Well, the question is whether that wait should be made "hybrid", i.e. try for some small number of cycles before going to sleep. That may be a bit different from a typical busy wait.
It is still a busy wait, even a small one, involving interlocked memory access, and some guesses of what amount of spin is beneficial without having much of reliable data to decide on that. I think such solutions are also most often problematic in user space as what is small number and whether it make sense highly depends on app's workload and overall load.
Unfortunately I don't think this is avoidable, but if anyone *does* know a way to code a wait queue that is lock-free, fair, supports timeouts, and doesn't allocate, I would love to hear it.

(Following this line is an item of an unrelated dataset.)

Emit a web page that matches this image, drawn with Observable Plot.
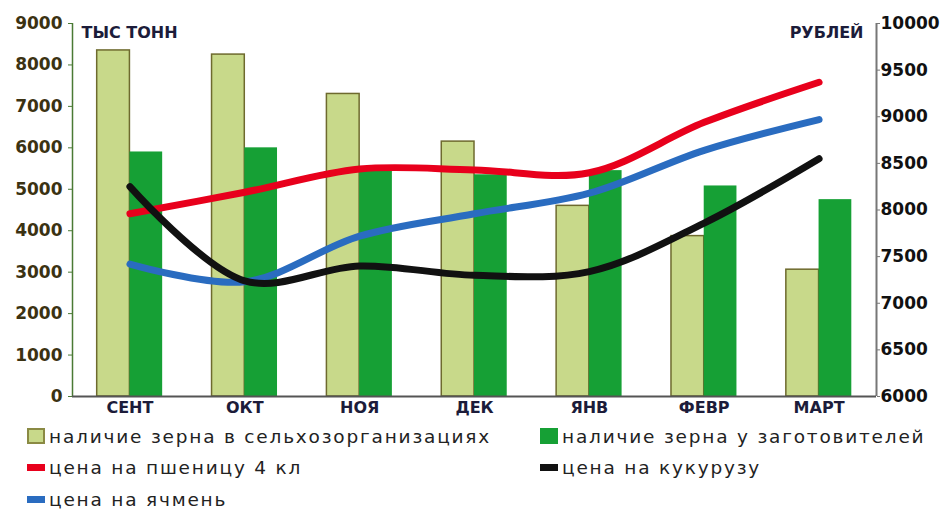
<!DOCTYPE html>
<html><head><meta charset="utf-8">
<script src="https://cdn.jsdelivr.net/npm/d3@7"></script>
<script src="https://cdn.jsdelivr.net/npm/@observablehq/plot@0.6"></script>
<style>
body{margin:0;background:#fff;width:947px;height:510px;overflow:hidden}
#legend{position:relative;width:947px;height:90px;font-family:"DejaVu Sans",sans-serif;font-size:18.5px;letter-spacing:1.8px;color:#222}
.item{position:absolute;display:flex;align-items:center;white-space:nowrap;height:30px}
.sw{display:inline-block;margin-right:4px;box-sizing:border-box}
</style></head>
<body><div id="chart"></div><div id="legend"></div>
<script>
const months = ["СЕНТ","ОКТ","НОЯ","ДЕК","ЯНВ","ФЕВР","МАРТ"];
const farms = [8350,8250,7300,6150,4600,3870,3060];
const procurers = [5900,6000,5430,5350,5450,5080,4750];
const wheat = [7960,8190,8440,8430,8400,8940,9370];
const corn = [8250,7240,7400,7300,7340,7860,8550];
const barley = [7420,7230,7720,7960,8180,8640,8970];
const leftTicks = [0,1000,2000,3000,4000,5000,6000,7000,8000,9000];
const rightTicks = [6000,6500,7000,7500,8000,8500,9000,9500,10000];
const names = {
  farms:"наличие зерна в сельхозорганизациях",
  procurers:"наличие зерна у заготовителей",
  wheat:"цена на пшеницу 4 кл",
  corn:"цена на кукурузу",
  barley:"цена на ячмень"
};
const colors = {farms:"#c8d98a", procurers:"#16a035", wheat:"#e8001c", corn:"#111111", barley:"#2a6cc0"};

const toLeft = p => (p - 6000) * 9000 / 4000;
const fromLeft = v => v * 4000 / 9000 + 6000;
const idx = months.map((m,i)=>i);
const bw = 0.285;

const farmData = idx.map(i=>({i, v:farms[i]}));
const procData = idx.map(i=>({i, v:procurers[i]}));
const lineSets = [["wheat",wheat],["barley",barley],["corn",corn]];

const W = 947, H = 420;
const chart = Plot.plot({
  width: W, height: H,
  marginLeft: 72, marginRight: 71, marginTop: 23, marginBottom: 24,
  style:{fontFamily:"DejaVu Sans, sans-serif", background:"#fff"},
  x:{type:"linear", domain:[-0.5, 6.5], axis:null},
  y:{domain:[0,9000], axis:null},
  marks:[
    Plot.rectY(farmData,{x1:d=>d.i-bw, x2:d=>d.i, y1:0, y2:"v", fill:colors.farms, stroke:"#6e6a2e", strokeWidth:1.5}),
    Plot.rectY(procData,{x1:d=>d.i, x2:d=>d.i+bw, y1:0, y2:"v", fill:colors.procurers}),
    ...lineSets.map(([k,arr]) => Plot.line(idx.map(i=>({i, v:toLeft(arr[i])})),{x:"i", y:"v", stroke:colors[k], strokeWidth:7, curve:"catmull-rom"})),
    Plot.ruleX([-0.5],{y1:0,y2:9000,stroke:"#4a7a34",strokeWidth:1.5}),
    Plot.axisY(leftTicks,{anchor:"left", label:null, tickSize:4, tickPadding:6, stroke:"#4a7a34", fill:"#3b3212", fontSize:17, fontWeight:"bold", tickFormat:d=>String(d)}),
    Plot.ruleX([6.5],{y1:0,y2:9000,stroke:"#777",strokeWidth:2}),
    Plot.axisY(rightTicks.map(toLeft),{anchor:"right", label:null, tickSize:3, tickPadding:1, stroke:"#777", fill:"#111", fontSize:17, fontWeight:"bold", tickFormat:d=>String(Math.round(fromLeft(d)))}),
    Plot.ruleY([0],{x1:-0.5,x2:6.5,stroke:"#555",strokeWidth:2}),
    Plot.axisX(idx,{anchor:"bottom", label:null, tickSize:0, tickPadding:5, fill:"#1c1c3a", fontSize:16, fontWeight:"bold", tickFormat:i=>months[i]}),
    Plot.text(["ТЫС ТОНН"],{frameAnchor:"top-left", dx:9, dy:3, fontSize:16, fontWeight:"bold", fill:"#1c1c3a", textAnchor:"start"}),
    Plot.text(["РУБЛЕЙ"],{frameAnchor:"top-right", dx:-13, dy:3, fontSize:16, fontWeight:"bold", fill:"#1c1c3a", textAnchor:"end"})
  ]
});
document.getElementById("chart").appendChild(chart);

const leg = document.getElementById("legend");
const items = [
  ["farms",27,1,"box"],["procurers",540,1,"box"],
  ["wheat",27,32,"line"],["corn",540,32,"line"],
  ["barley",27,64,"line"]
];
for (const [k,x,y,t] of items){
  const el = document.createElement("div");
  el.className="item"; el.style.left=x+"px"; el.style.top=y+"px";
  const sw = document.createElement("span"); sw.className="sw";
  if (t==="box"){ sw.style.width="18px"; sw.style.height="16px"; sw.style.background=colors[k]; if(k==="farms") sw.style.border="2px solid #8a8a44"; }
  else { sw.style.width="18px"; sw.style.height="7px"; sw.style.background=colors[k]; }
  el.appendChild(sw);
  const tx = document.createElement("span"); tx.textContent=names[k];
  el.appendChild(tx); leg.appendChild(el);
}
</script></body></html>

It will de-facto deadlock if system APC is going to suspend thread (as the lock is going to be held until thread is unsuspended which may be forever). If there is some other system APC it won't deadlock although lock all the SRW locks operation process wise for the time of execution.
I don't know if there is a viable lock-free wait queue solution, likely a dead end complexity-wise in practice. What I could think of is some indication of "uninterruptable" section with either some rollback procedure to be called from sigusr handler or delayed sigusr processing to be initiated after exiting the lock from the functions taking such a lock. Not great comlexity wise as well but probably technically feasible. Or, well, maybe at least indicating that the lock is taken and printing a fixme in signal handler for a start, so we at least know when we hit that in practice?